Very few serial murderers or suicide bombers are devoted to frequent confession. Confession, to be sure, is not the stuff of shock and awe. Indeed, most priests will tell you that hearing confessions is hard work. It requires attentiveness as well as patience, for there seems to be a limit on the number of ways the Ten Commandments can be broken. Thoughtful penitents may find themselves frustrated because of an inability to break a predominant fault. But in the holy struggle against venial sin, they are really avoiding a far more serious pattern of mortal sin. This is one of the lessons that can be drawn from this week’s Gospel.
Christ tells us, “The person who is trustworthy in very small matters is also trustworthy in great ones; and the person who is dishonest in very small matters is also dishonest in great ones.” The encounter with Christ in a devotional confession keeps us honest about ourselves and realistic. (A devotional confession is for the purpose of obtaining the sacramental graces to overcome patterns of venial sin, not strictly required because of mortal sin.) We are all capable of great sin. Avoiding the “big” sins begins with repenting of the “little” sins.
Vice never travels alone. In the Old Testament, King David’s sloth led to lust and adultery with Bathsheba. His adultery and his fear of being exposed eventually led to his murder of Bathsheba’s lawful husband, an innocent man. Eventually the prophet Nathan brought him to conversion with his famous, “Thou art the man!” indictment. Adopt a sense for the absurd for a moment and pretend there were Catholic priests hearing confessions in the Old Testament. Suppose King David confessed his sloth in lingering about the home front when he should have been accompanying his soldiers in battle. In his struggle, with the help of the sacrament of penance, the demon of his sloth may not have led him to meet the demons of lust, adultery and murder.
In the Gospels, even the hand-picked Twelve Apostles struggled with vices. James and John struggled with vainglory as they manipulated to be seated next to the Lord in His kingdom. Peter struggled with a chronic failure of nerve. Judas was a thief. Suppose Judas had approached Christ for help in overcoming his propensity for sticky fingers. And suppose Christ, the Good Confessor, had instructed him to make restitution as a condition for forgiveness. Perhaps with his sins “nipped in the bud,” Judas would not have shocked the world with his infamous betrayal.
During a recent television interview, a famous pop singer explained why she left the Catholic Church after years of Catholic training. She said at age 15 she concluded that it was too fantastic to believe that an impure sexual fantasy is a mortal sin. (Of course, impure fantasies begin with relatively venial immodest thoughts.) After leaving the Church her public life of debauchery, personal perversity and serial divorce became the fodder of the tabloids. She is said to have had several abortions along the way. It is all too easy to demonstrate, “the person who is dishonest in very small matters is also dishonest in great ones.”

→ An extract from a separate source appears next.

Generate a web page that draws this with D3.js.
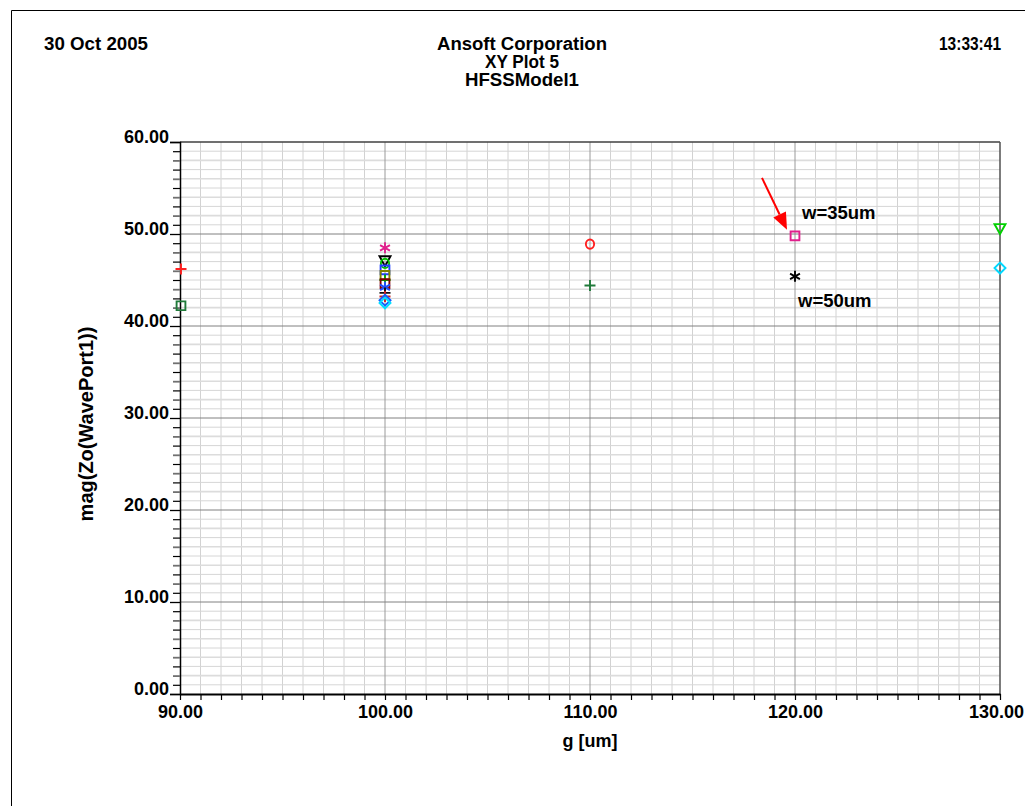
<!DOCTYPE html>
<html>
<head>
<meta charset="utf-8">
<script src="https://cdn.jsdelivr.net/npm/d3@7"></script>
<style>
  html, body { margin: 0; padding: 0; background: #fff; }
  svg { display: block; }
  text { font-family: "Liberation Sans", Arial, sans-serif; font-weight: bold; fill: #000; }
</style>
</head>
<body>
<svg id="chart" width="1025" height="806"></svg>
<script>
// Sweep results: characteristic impedance vs gap g
const gValues  = [90, 90, 100, 100, 100, 100, 100, 100, 100, 100, 100, 100, 100, 100, 110, 110, 120, 120, 130, 130];
const zoValues = [46.2, 42.2, 48.5, 47.1, 46.8, 46.1, 45.5, 45.0, 44.6, 44.2, 43.6, 43.2, 42.8, 42.5, 48.9, 44.4, 49.8, 45.4, 50.6, 46.3];

// Marker style per trace
const traceColors = ["#ff2020", "#207a3a", "#e0208c", "#000000", "#00c000", "#2040ff", "#808000", "#00a000", "#800000", "#2050ff", "#101010", "#d02020", "#1060ff", "#00e0ff", "#ff2020", "#207a3a", "#e0208c", "#000000", "#00d000", "#00d8ff"];
const traceShapes = ["plus", "square", "star", "triDown", "circle", "square", "square", "plus", "square", "star", "plus", "plus", "diamond", "diamond", "circle", "plus", "square", "star", "triDown", "diamond"];

const xTicks = [90, 100, 110, 120, 130];
const yTicks = [0, 10, 20, 30, 40, 50, 60];

const headerLeft = "30 Oct 2005";
const headerRight = "13:33:41";
const titleLines = ["Ansoft Corporation", "XY Plot 5", "HFSSModel1"];
const xLabel = "g [um]";
const yLabel = "mag(Zo(WavePort1))";
const notes = [
  { text: "w=35um", g: 120, zo: 49.8, dx: 7, dy: -23 },
  { text: "w=50um", g: 120, zo: 45.4, dx: 3, dy: 25 }
];

const svg = d3.select("#chart");

const x = d3.scaleLinear().domain([90, 130]).range([180, 1000]);
const y = d3.scaleLinear().domain([0, 60]).range([694, 142]);

// page frame
svg.append("path")
  .attr("d", "M11.5,1030 V10.5 H1040")
  .attr("fill", "none").attr("stroke", "#000").attr("stroke-width", 1);

// header (narrow print font)
function narrow(sel, w) {
  return sel.attr("textLength", w).attr("lengthAdjust", "spacingAndGlyphs");
}
narrow(svg.append("text").attr("x", 44).attr("y", 50).attr("font-size", 17.5).text(headerLeft), 104);
narrow(svg.append("text").attr("x", 939).attr("y", 50).attr("font-size", 17.5).text(headerRight), 62);
const titleWidths = [170, 74, 114];
titleLines.forEach((t, i) => {
  narrow(svg.append("text").attr("x", 522 - titleWidths[i] / 2).attr("y", 50 + i * 18).attr("font-size", 17.5).text(t), titleWidths[i]);
});

// grid
const g = svg.append("g");
const minorX = d3.range(91, 130, 1).filter(v => v % 10 !== 0);
const minorY = d3.range(1, 60, 1).filter(v => v % 10 !== 0);

g.selectAll(".mx").data(minorX).join("line")
  .attr("x1", d => x(d)).attr("x2", d => x(d))
  .attr("y1", y(60)).attr("y2", y(0))
  .attr("stroke", "#d2d2d2").attr("stroke-width", 1);
g.selectAll(".my").data(minorY).join("line")
  .attr("x1", x(90)).attr("x2", x(130))
  .attr("y1", d => y(d)).attr("y2", d => y(d))
  .attr("stroke", d => d % 2 ? "#d6d6d6" : "#dcdcdc").attr("stroke-width", d => d % 2 ? 1 : 1.6);
g.selectAll(".Mx").data(xTicks.slice(1, -1)).join("line")
  .attr("x1", d => x(d)).attr("x2", d => x(d))
  .attr("y1", y(60)).attr("y2", y(0))
  .attr("stroke", "#9a9a9a").attr("stroke-width", 1);
g.selectAll(".My").data(yTicks.slice(1, -1)).join("line")
  .attr("x1", x(90)).attr("x2", x(130))
  .attr("y1", d => y(d)).attr("y2", d => y(d))
  .attr("stroke", "#808080").attr("stroke-width", 1);

// plot border top / right
g.append("line").attr("x1", x(90)).attr("x2", x(130)).attr("y1", y(60)).attr("y2", y(60))
  .attr("stroke", "#404040").attr("stroke-width", 1.3);
g.append("line").attr("x1", x(130)).attr("x2", x(130)).attr("y1", y(60)).attr("y2", y(0))
  .attr("stroke", "#505050").attr("stroke-width", 1.5);

// y axis
const yAxis = d3.axisLeft(y).tickValues(yTicks).tickSize(10).tickFormat(d3.format(".2f"));
const yg = svg.append("g").attr("transform", `translate(${x(90)},0)`).call(yAxis);
yg.select(".domain").attr("stroke", "#000").attr("stroke-width", 1.5);
yg.selectAll(".tick line").attr("stroke", "#000").attr("stroke-width", 1.3);
yg.selectAll(".tick text").attr("font-size", 18).attr("font-family", "Liberation Sans, Arial, sans-serif")
  .attr("font-weight", "bold").attr("fill", "#000").attr("x", -11).attr("dy", "0.05em");
const yMinor = d3.axisLeft(y).tickValues(minorY).tickSize(7).tickFormat("");
const ymg = svg.append("g").attr("transform", `translate(${x(90)},0)`).call(yMinor);
ymg.select(".domain").remove();
ymg.selectAll(".tick line").attr("stroke", d => d % 2 ? "#000" : "#707070").attr("stroke-width", d => d % 2 ? 1.2 : 1.8);

// x axis
const xAxis = d3.axisBottom(x).tickValues(xTicks).tickSize(0).tickPadding(11).tickFormat(d3.format(".2f"));
const xg = svg.append("g").attr("transform", `translate(0,${y(0)})`).call(xAxis);
xg.select(".domain").attr("stroke", "#000").attr("stroke-width", 2.2);
xg.selectAll(".tick text").attr("font-size", 18).attr("font-family", "Liberation Sans, Arial, sans-serif")
  .attr("font-weight", "bold").attr("fill", "#000")
  .attr("dx", d => d === 130 ? -4 : 0);
const xMinor = d3.axisBottom(x).tickValues(d3.range(90, 131, 1)).tickSize(6).tickFormat("");
const xmg = svg.append("g").attr("transform", `translate(0,${y(0)})`).call(xMinor);
xmg.select(".domain").remove();
xmg.selectAll(".tick line").attr("stroke", "#000").attr("stroke-width", 1.2);

// axis titles
svg.append("text").attr("x", 590).attr("y", 747).attr("font-size", 18)
  .attr("text-anchor", "middle").text(xLabel);
svg.append("text").attr("transform", `translate(93,${(y(0) + y(60)) / 2 + 6}) rotate(-90)`)
  .attr("font-size", 20).attr("text-anchor", "middle").text(yLabel);

// markers
function markerPath(shape, r) {
  switch (shape) {
    case "plus": return `M${-r},0H${r}M0,${-r}V${r}`;
    case "square": return `M${-r*0.8},${-r*0.8}H${r*0.8}V${r*0.8}H${-r*0.8}Z`;
    case "circle": return `M${r*0.75},0A${r*0.75},${r*0.85} 0 1 1 ${-r*0.75},0A${r*0.75},${r*0.85} 0 1 1 ${r*0.75},0Z`;
    case "triDown": return `M${-r},${-r*0.8}H${r}L0,${r}Z`;
    case "diamond": return `M0,${-r}L${r},0L0,${r}L${-r},0Z`;
    case "star": return `M0,${-r}V${r}M${-r*0.9},${-r*0.5}L${r*0.9},${r*0.5}M${-r*0.9},${r*0.5}L${r*0.9},${-r*0.5}`;
  }
}
const pts = gValues.map((gv, i) => ({ g: gv, zo: zoValues[i], color: traceColors[i], shape: traceShapes[i] }));
svg.append("g").selectAll("path").data(pts).join("path")
  .attr("transform", d => `translate(${x(d.g) + (d.g === 90 ? 1 : 0)},${y(d.zo)})`)
  .attr("d", d => markerPath(d.shape, 5.5))
  .attr("fill", "none").attr("stroke", d => d.color).attr("stroke-width", 1.9);

// annotations
notes.forEach(n => {
  svg.append("text").attr("x", x(n.g) + n.dx).attr("y", y(n.zo) + n.dy + 6)
    .attr("font-size", 18.5).text(n.text);
});
// red arrow pointing at the w=35um point
const tip = [x(120) - 8, y(49.8) - 6];
const tail = [tip[0] - 25, tip[1] - 52];
const ang = Math.atan2(tip[1] - tail[1], tip[0] - tail[0]);
const L = 17, W = 7;
const base = [tip[0] - L * Math.cos(ang), tip[1] - L * Math.sin(ang)];
svg.append("line").attr("x1", tail[0]).attr("y1", tail[1]).attr("x2", base[0]).attr("y2", base[1])
  .attr("stroke", "#ff0000").attr("stroke-width", 2);
svg.append("path")
  .attr("d", `M${tip[0]},${tip[1]}L${base[0] + W * Math.sin(ang)},${base[1] - W * Math.cos(ang)}L${base[0] - W * Math.sin(ang)},${base[1] + W * Math.cos(ang)}Z`)
  .attr("fill", "#ff0000");
</script>
</body>
</html>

We are rightly shocked and awed by the horrors and depths of human suffering. But the sufferings of Christ on the cross teach us that one who suffers does not sin in the suffering, nor endanger his immortal soul. To this point, John Henry Newman is provocative. His words contrasting the horror of suffering to the gravity of sin ought to lead us to frequent devotional confession:
“The Catholic Church holds it is better for the sun and moon to drop from heaven, for the earth to fail, and for all the many millions on it to die of starvation in extremist agony, as far as temporal affliction goes, than that one soul, I will not say, should be lost, but should commit one single venial sin, should tell one willful untruth, or should steal one poor farthing without excuse.”
The most extreme human suffering does not have eternal consequences. The moral actions of man do. Even an unrepented venial sin is shocking and awful in its effects.